The German government has published the framework for forthcoming green bonds from the sovereign, identifying real and intangible assets as eligible targets of expenditure to which proceeds are allocated.
According to a report issued by the finance agency on Monday, the spending associated with the green bonds will be in five main sectors: transport; international cooperation; research, innovation and awareness-raising; energy and industry; and agriculture, forestry and natural landscapes.
Examples of eligible expenditures include grants for maintenance or development of rail infrastructure for freight and passenger transportation, financing electric mobility and recycling of materials, especially batteries, according to the agency’s framework.
Expenditure on armaments, defence, tobacco, alcohol, gambling, and any activity that is principally based on, or related to, fossil fuels, including coal, or nuclear energy, is excluded, the report stated.
Germany also plans to assist emerging markets and developing countries in their efforts to transition towards a more environmentally-friendly economy.
“I would like to see a green master plan from the federal government and a clear analysis of what kind of transformation we need in which sectors,” said Silke Stremlau, member of the management board at pension provider Hannoversche Kassen.
She believes that agriculture, food and the entire consumer industry would need to be taken into account for sustainable investments alongside transport, mobility and energy.
Under the government’s green bond framework, securities issued will always be assigned to expenditures in the preceding budget year. More than €12.7bn has been classified as green expenditure in the 2019 budget according to the framework criteria.
Final associated expenditures will be presented in allocation reports, the first of which is due to be published next year. Reporting on the impact of green expenditures is also foreseen.

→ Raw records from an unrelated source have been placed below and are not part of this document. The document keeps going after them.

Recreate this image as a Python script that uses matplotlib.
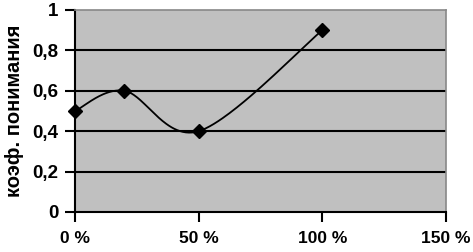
import matplotlib
matplotlib.use("Agg")
import matplotlib.pyplot as plt
import numpy as np

x_vals = [0, 20, 50, 100]
y_vals = [0.5, 0.6, 0.4, 0.9]
x_ticks = [0, 50, 100, 150]
x_labels = ["0 %", "50 %", "100 %", "150 %"]
y_ticks = [0, 0.2, 0.4, 0.6, 0.8, 1.0]
y_labels = ["0", "0,2", "0,4", "0,6", "0,8", "1"]
y_title = "коэф. понимания"

def smooth(xs, ys, n=60):
    xs = np.asarray(xs, float); ys = np.asarray(ys, float)
    px = np.concatenate([[xs[0]], xs, [xs[-1]]])
    py = np.concatenate([[ys[0]], ys, [ys[-1]]])
    ox, oy = [], []
    t = np.linspace(0, 1, n)
    for i in range(1, len(px) - 2):
        p0 = np.array([px[i], py[i]]); p3 = np.array([px[i+1], py[i+1]])
        c1 = p0 + (np.array([px[i+1], py[i+1]]) - np.array([px[i-1], py[i-1]])) / 6
        c2 = p3 - (np.array([px[i+2], py[i+2]]) - np.array([px[i], py[i]])) / 6
        b = ((1-t)**3)[:, None]*p0 + (3*(1-t)**2*t)[:, None]*c1 + (3*(1-t)*t**2)[:, None]*c2 + (t**3)[:, None]*p3
        ox.extend(b[:, 0]); oy.extend(b[:, 1])
    return ox, oy

plt.rcParams['font.family'] = ['Liberation Sans', 'DejaVu Sans']
fig = plt.figure(figsize=(4.73, 2.52), dpi=100)
ax = fig.add_axes([75/473, 40/252, (446-75)/473, (212-10)/252])
ax.set_facecolor('#C0C0C0')
ax.set_xlim(0, 150)
ax.set_ylim(0, 1)
for yv in y_ticks[1:-1]:
    ax.axhline(yv, color='black', lw=1.5, zorder=1)
sx, sy = smooth(x_vals, y_vals)
ax.plot(sx, sy, color='black', lw=1.3, zorder=3, clip_on=False)
ax.plot(x_vals, y_vals, linestyle='none', marker='D', ms=7.5, color='black', zorder=4, clip_on=False)
ax.set_xticks(x_ticks)
ax.set_xticklabels(x_labels, fontsize=12.5, fontweight='bold')
ax.set_yticks(y_ticks)
ax.set_yticklabels(y_labels, fontsize=13.5, fontweight='bold')
ax.tick_params(axis='x', direction='out', length=7, width=1.5, pad=7)
ax.tick_params(axis='y', direction='out', length=7, width=1.5, pad=5)
ax.set_ylabel(y_title, fontsize=14.5, fontweight='bold', labelpad=6)
for s in ['left', 'bottom']:
    ax.spines[s].set_color('black'); ax.spines[s].set_linewidth(1.5)
for s in ['top', 'right']:
    ax.spines[s].set_color('#888888'); ax.spines[s].set_linewidth(1.2)
fig.savefig('out.png', dpi=100)
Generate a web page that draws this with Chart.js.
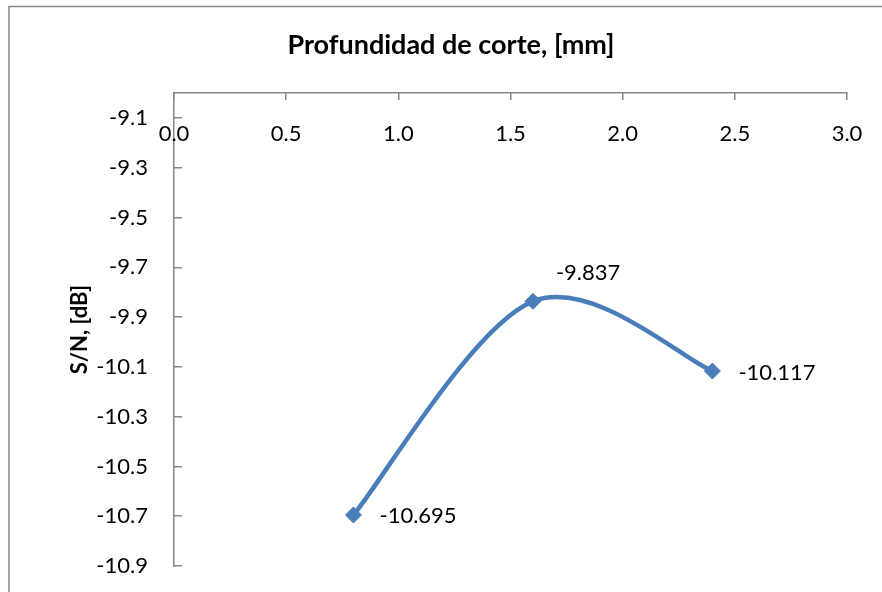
<!DOCTYPE html>
<html><head><meta charset="utf-8">
<script src="https://cdn.jsdelivr.net/npm/chart.js@4/dist/chart.umd.min.js"></script>
<style>html,body{margin:0;padding:0;background:#fff}</style>
</head><body>
<canvas id="c" width="882" height="592"></canvas>
<script>
const depthValues = [0.8, 1.6, 2.4];
const snValues = [-10.695, -9.837, -10.117];
const xTickValues = [0.0, 0.5, 1.0, 1.5, 2.0, 2.5, 3.0];
const yTickValues = [-10.9, -10.7, -10.5, -10.3, -10.1, -9.9, -9.7, -9.5, -9.3, -9.1];
const chartTitle = 'Profundidad de corte, [mm]';
const yTitle = 'S/N, [dB]';

const FONT = "Lato, 'Open Sans', sans-serif";
const AXIS = '#868686';
const LINE = '#4A7EBB';

const frame = {
  id: 'frame',
  beforeDraw(chart) {
    const ctx = chart.ctx;
    ctx.save();
    ctx.fillStyle = '#fff';
    ctx.fillRect(0, 0, chart.width, chart.height);
    ctx.strokeStyle = AXIS;
    ctx.lineWidth = 1.5;
    ctx.strokeRect(9, 6.5, 2000, 2000);
    ctx.restore();
  }
};

// Spreadsheet-style smoothing: control points at +/- (next - prev) * k around each point
const sheetSmooth = {
  id: 'sheetSmooth',
  beforeDatasetsDraw(chart, args, opts) {
    chart.data.datasets.forEach((ds, di) => {
      const meta = chart.getDatasetMeta(di);
      const line = meta.dataset;
      if (!line) return;
      line.updateControlPoints(chart.chartArea, 'x');
      const pts = meta.data;
      const k = opts.factor;
      pts.forEach((p, i) => {
        const prev = pts[Math.max(i - 1, 0)];
        const next = pts[Math.min(i + 1, pts.length - 1)];
        const dx = (next.x - prev.x) * k, dy = (next.y - prev.y) * k;
        p.cp1x = p.x - dx; p.cp1y = p.y - dy;
        p.cp2x = p.x + dx; p.cp2y = p.y + dy;
      });
      line._path = undefined;
    });
  }
};

const xLabels = {
  id: 'xLabels',
  afterDraw(chart, args, opts) {
    const s = chart.scales.x, ctx = chart.ctx;
    ctx.save();
    ctx.font = opts.size + 'px ' + FONT;
    ctx.fillStyle = '#000';
    ctx.textAlign = 'center';
    ctx.textBaseline = 'middle';
    s.ticks.forEach(t => ctx.fillText(t.value.toFixed(1), s.getPixelForValue(t.value), chart.chartArea.top + opts.offset));
    ctx.restore();
  }
};

const dataLabels = {
  id: 'dataLabels',
  afterDatasetsDraw(chart, args, opts) {
    const ctx = chart.ctx;
    const meta = chart.getDatasetMeta(0);
    ctx.save();
    ctx.font = opts.size + 'px ' + FONT;
    ctx.fillStyle = '#000';
    ctx.textAlign = 'left';
    ctx.textBaseline = 'middle';
    meta.data.forEach((pt, i) => {
      const o = opts.offsets[i];
      ctx.fillText(snValues[i].toFixed(3), pt.x + o[0], pt.y + o[1]);
    });
    ctx.restore();
  }
};

new Chart(document.getElementById('c'), {
  type: 'line',
  data: {
    datasets: [{
      data: depthValues.map((x, i) => ({x, y: snValues[i]})),
      borderColor: LINE,
      backgroundColor: LINE,
      borderWidth: 4.5,
      tension: 0.4,
      pointStyle: 'rectRot',
      pointRadius: 8,
      pointBorderWidth: 1,
      pointBorderColor: LINE,
      pointBackgroundColor: LINE,
      clip: false
    }]
  },
  options: {
    responsive: false,
    animation: false,
    devicePixelRatio: 1,
    layout: {padding: {left: 20, right: 0, top: 0, bottom: 26}},
    plugins: {
      legend: {display: false},
      tooltip: {enabled: false},
      title: {
        display: true, text: chartTitle, color: '#000',
        font: {family: FONT, size: 27, weight: 'bold', lineHeight: 1.2},
        padding: {top: 28.8, bottom: 0}
      },
      sheetSmooth: {factor: 1 / 6},
      xLabels: {size: 22, offset: 41},
      dataLabels: {size: 22, offsets: [[26, 1], [23, -28], [26, 2]]}
    },
    scales: {
      x: {
        type: 'linear', position: 'top', min: 0, max: 3,
        afterBuildTicks: s => { s.ticks = xTickValues.map(v => ({value: v})); },
        afterFit: s => { s.height = 31.8; s.paddingLeft = 0; s.paddingRight = 0; },
        ticks: {display: false, autoSkip: false},
        grid: {drawOnChartArea: false, drawTicks: true, tickLength: -7, color: AXIS, lineWidth: 1.5},
        border: {display: true, color: AXIS, width: 1.5}
      },
      y: {
        type: 'linear', position: 'left', min: -10.9, max: -9.0,
        afterBuildTicks: s => { s.ticks = yTickValues.map(v => ({value: v})); },
        afterFit: s => { s.width = 154; s.paddingTop = 0; s.paddingBottom = 0; },
        ticks: {color: '#000', font: {family: FONT, size: 22}, padding: 34, autoSkip: false,
                callback: v => Number(v).toFixed(1)},
        grid: {drawOnChartArea: false, drawTicks: true, tickLength: -8, color: AXIS, lineWidth: 1.5},
        border: {display: true, color: AXIS, width: 1.5},
        title: {display: true, text: yTitle, color: '#000', font: {family: FONT, size: 22, weight: 'bold'},
                padding: {top: 47, bottom: 0}}
      },
      y2: {
        type: 'linear', position: 'right', display: true,
        afterFit: s => { s.width = 35; s.paddingTop = 0; s.paddingBottom = 0; },
        ticks: {display: false},
        grid: {display: false},
        border: {display: false}
      }
    }
  },
  plugins: [frame, sheetSmooth, xLabels, dataLabels]
});
</script>
</body></html>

“Our innovative ‘twin bond’ approach is designed to act as a catalyst, channelling more investments into a greener economy”
Jörg Kukies, state secretary at the federal ministry of finance
Jörg Kukies, state secretary at the federal ministry of finance, said: “From now on, the German government will issue green federal bonds every year.
“Our innovative ‘twin bond’ approach is designed to attract new investors and issuers to the green bond market and thus act as a catalyst, channelling more investments into a greener economy.”
The government will issue ‘twin bonds’, green bonds and conventional bonds, with a 10-year maturity and an identical coupon of 0%.
It expects to issue between €8bn-12bn in green federal bonds this year. The first issue is planned for September, as the twin of a 10-year bond sold in June.
Although green bonds will always be issued as a counterpart to a conventional security, the finance agency has said the issuance volumes will be different, with conventional bonds being placed at a significantly larger volume than the green twin.
Germany plans to radically change its energy system from nuclear and fossil fuels towards renewable energy sources. It has set a goal to reach 80-95% reduction in greenhouse gas emissions by 2050 compared with 1990 levels.
It has committed to phase out coal-fired power generation by 2038 at the latest, at the same time expanding the share of renewable energies in gross electricity consumption to 65% by 2030.
It has said it would provide investors with transparent reporting on the allocation of proceeds and their impact through reports for each green sector.
Stremlau said Germany will reinforce its position internationally as a location for sustainable finance, with a green investment programme paired with financial solidity.
Green bonds will most likely find buyers, she added, but for Hannoversche Kassen a 0% coupon is “absolutely unattractive” and it will not purchase the green bonds.
“I understand that the government issues a 0% coupon due to the [current] market situation, but I would like something different for the future,” she said.
The German government has said it plans to establish a green yield curve for the euro area, with the same maturities as on the conventional curve.
“Market participants with different investment horizons will have at their disposal a green, transparent investment opportunity with first-class credit quality,” it said.